Collected material –

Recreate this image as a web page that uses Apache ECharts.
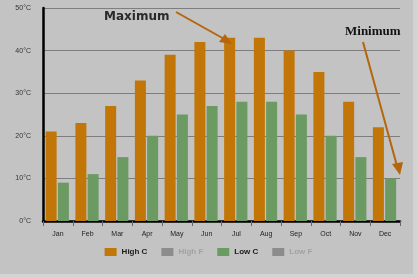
<!DOCTYPE html>
<html>
<head>
<meta charset="UTF-8">
<title>Monthly temperatures</title>
<script src="https://cdn.jsdelivr.net/npm/echarts@6/dist/echarts.min.js"></script>
<style>
  html, body { margin: 0; padding: 0; background: #d3d3d3; }
  #chart { width: 417px; height: 278px; }
</style>
</head>
<body>
<div id="chart"></div>
<script>
// data
const months = ['Jan', 'Feb', 'Mar', 'Apr', 'May', 'Jun', 'Jul', 'Aug', 'Sep', 'Oct', 'Nov', 'Dec'];
const highC = [21, 23, 27, 33, 39, 42, 43, 43, 40, 35, 28, 22];
const lowC = [9, 11, 15, 20, 25, 27, 28, 28, 25, 20, 15, 10];
const legendNames = ['High C', 'High F', 'Low C', 'Low F'];

const chart = echarts.init(document.getElementById('chart'));

const dim = { textStyle: { color: '#a2a2a2' } };

chart.setOption({
  backgroundColor: 'transparent',
  animation: false,
  grid: { left: 43, right: 17, top: 8, bottom: 57 },
  legend: {
    bottom: 17,
    left: 'center',
    itemWidth: 12,
    itemHeight: 8,
    itemGap: 14,
    icon: 'rect',
    textStyle: { fontFamily: 'Liberation Sans', fontSize: 8, fontWeight: 'bold', color: '#1a1a1a' },
    data: [
      { name: legendNames[0] },
      { name: legendNames[1], textStyle: dim.textStyle },
      { name: legendNames[2] },
      { name: legendNames[3], textStyle: dim.textStyle }
    ]
  },
  xAxis: {
    type: 'category',
    data: months,
    axisLine: { lineStyle: { color: '#000', width: 2.5 } },
    axisTick: { show: true, length: 5, lineStyle: { color: '#666' } },
    axisLabel: { color: '#222', fontSize: 7, fontFamily: 'Liberation Sans', margin: 10 }
  },
  yAxis: {
    type: 'value',
    min: 0,
    max: 50,
    interval: 10,
    axisLine: { show: true, lineStyle: { color: '#000', width: 2.5 } },
    axisLabel: { color: '#333', fontSize: 7, fontFamily: 'Liberation Sans', margin: 12, formatter: '{value}°C' },
    splitLine: { lineStyle: { color: '#7e7e7e', width: 1 } }
  },
  series: [
    { name: legendNames[0], type: 'bar', data: highC, barWidth: 11, barGap: '2%', itemStyle: { color: '#c27608' } },
    { name: legendNames[1], type: 'bar', data: [], itemStyle: { color: '#8c8c8c' } },
    { name: legendNames[2], type: 'bar', data: lowC, barWidth: 11, barGap: '2%', itemStyle: { color: '#6b9a62' } },
    { name: legendNames[3], type: 'bar', data: [], itemStyle: { color: '#8c8c8c' } }
  ],
  graphic: [
    // chart frame
    { type: 'rect', z: -10, shape: { x: 0, y: 0, width: 413, height: 274 }, style: { fill: '#c3c3c3' } },
    // annotations
    { type: 'text', left: 104, top: 11, z: 10,
      style: { text: 'Maximum', fontFamily: 'DejaVu Sans', fontWeight: 'bold', fontSize: 12, fill: '#2a2a2a',
               shadowColor: 'rgba(0,0,0,0.35)', shadowBlur: 2, shadowOffsetY: 1 } },
    { type: 'line', z: 10, shape: { x1: 176, y1: 12, x2: 226, y2: 40 },
      style: { stroke: '#b5650a', lineWidth: 2 } },
    { type: 'polygon', z: 10, shape: { points: [[232, 44], [219, 42], [225, 34]] },
      style: { fill: '#b5650a' } },
    { type: 'text', left: 345, top: 25, z: 10,
      style: { text: 'Minimum', fontFamily: 'Liberation Serif', fontWeight: 'bold', fontSize: 13, fill: '#111' } },
    { type: 'line', z: 10, shape: { x1: 363, y1: 42, x2: 397, y2: 166 },
      style: { stroke: '#b5650a', lineWidth: 2 } },
    { type: 'polygon', z: 10, shape: { points: [[400, 175], [392, 164], [403, 162]] },
      style: { fill: '#b5650a' } }
  ]
});
</script>
</body>
</html>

Exercise – Extract the full listing above verbatim; pictures are to be left out of the copy.

Output for this exercise –
Recreate this image as a web page that uses Apache ECharts.
<!DOCTYPE html>
<html>
<head>
<meta charset="UTF-8">
<title>Monthly temperatures</title>
<script src="https://cdn.jsdelivr.net/npm/echarts@6/dist/echarts.min.js"></script>
<style>
  html, body { margin: 0; padding: 0; background: #d3d3d3; }
  #chart { width: 417px; height: 278px; }
</style>
</head>
<body>
<div id="chart"></div>
<script>
// data
const months = ['Jan', 'Feb', 'Mar', 'Apr', 'May', 'Jun', 'Jul', 'Aug', 'Sep', 'Oct', 'Nov', 'Dec'];
const highC = [21, 23, 27, 33, 39, 42, 43, 43, 40, 35, 28, 22];
const lowC = [9, 11, 15, 20, 25, 27, 28, 28, 25, 20, 15, 10];
const legendNames = ['High C', 'High F', 'Low C', 'Low F'];

const chart = echarts.init(document.getElementById('chart'));

const dim = { textStyle: { color: '#a2a2a2' } };

chart.setOption({
  backgroundColor: 'transparent',
  animation: false,
  grid: { left: 43, right: 17, top: 8, bottom: 57 },
  legend: {
    bottom: 17,
    left: 'center',
    itemWidth: 12,
    itemHeight: 8,
    itemGap: 14,
    icon: 'rect',
    textStyle: { fontFamily: 'Liberation Sans', fontSize: 8, fontWeight: 'bold', color: '#1a1a1a' },
    data: [
      { name: legendNames[0] },
      { name: legendNames[1], textStyle: dim.textStyle },
      { name: legendNames[2] },
      { name: legendNames[3], textStyle: dim.textStyle }
    ]
  },
  xAxis: {
    type: 'category',
    data: months,
    axisLine: { lineStyle: { color: '#000', width: 2.5 } },
    axisTick: { show: true, length: 5, lineStyle: { color: '#666' } },
    axisLabel: { color: '#222', fontSize: 7, fontFamily: 'Liberation Sans', margin: 10 }
  },
  yAxis: {
    type: 'value',
    min: 0,
    max: 50,
    interval: 10,
    axisLine: { show: true, lineStyle: { color: '#000', width: 2.5 } },
    axisLabel: { color: '#333', fontSize: 7, fontFamily: 'Liberation Sans', margin: 12, formatter: '{value}°C' },
    splitLine: { lineStyle: { color: '#7e7e7e', width: 1 } }
  },
  series: [
    { name: legendNames[0], type: 'bar', data: highC, barWidth: 11, barGap: '2%', itemStyle: { color: '#c27608' } },
    { name: legendNames[1], type: 'bar', data: [], itemStyle: { color: '#8c8c8c' } },
    { name: legendNames[2], type: 'bar', data: lowC, barWidth: 11, barGap: '2%', itemStyle: { color: '#6b9a62' } },
    { name: legendNames[3], type: 'bar', data: [], itemStyle: { color: '#8c8c8c' } }
  ],
  graphic: [
    // chart frame
    { type: 'rect', z: -10, shape: { x: 0, y: 0, width: 413, height: 274 }, style: { fill: '#c3c3c3' } },
    // annotations
    { type: 'text', left: 104, top: 11, z: 10,
      style: { text: 'Maximum', fontFamily: 'DejaVu Sans', fontWeight: 'bold', fontSize: 12, fill: '#2a2a2a',
               shadowColor: 'rgba(0,0,0,0.35)', shadowBlur: 2, shadowOffsetY: 1 } },
    { type: 'line', z: 10, shape: { x1: 176, y1: 12, x2: 226, y2: 40 },
      style: { stroke: '#b5650a', lineWidth: 2 } },
    { type: 'polygon', z: 10, shape: { points: [[232, 44], [219, 42], [225, 34]] },
      style: { fill: '#b5650a' } },
    { type: 'text', left: 345, top: 25, z: 10,
      style: { text: 'Minimum', fontFamily: 'Liberation Serif', fontWeight: 'bold', fontSize: 13, fill: '#111' } },
    { type: 'line', z: 10, shape: { x1: 363, y1: 42, x2: 397, y2: 166 },
      style: { stroke: '#b5650a', lineWidth: 2 } },
    { type: 'polygon', z: 10, shape: { points: [[400, 175], [392, 164], [403, 162]] },
      style: { fill: '#b5650a' } }
  ]
});
</script>
</body>
</html>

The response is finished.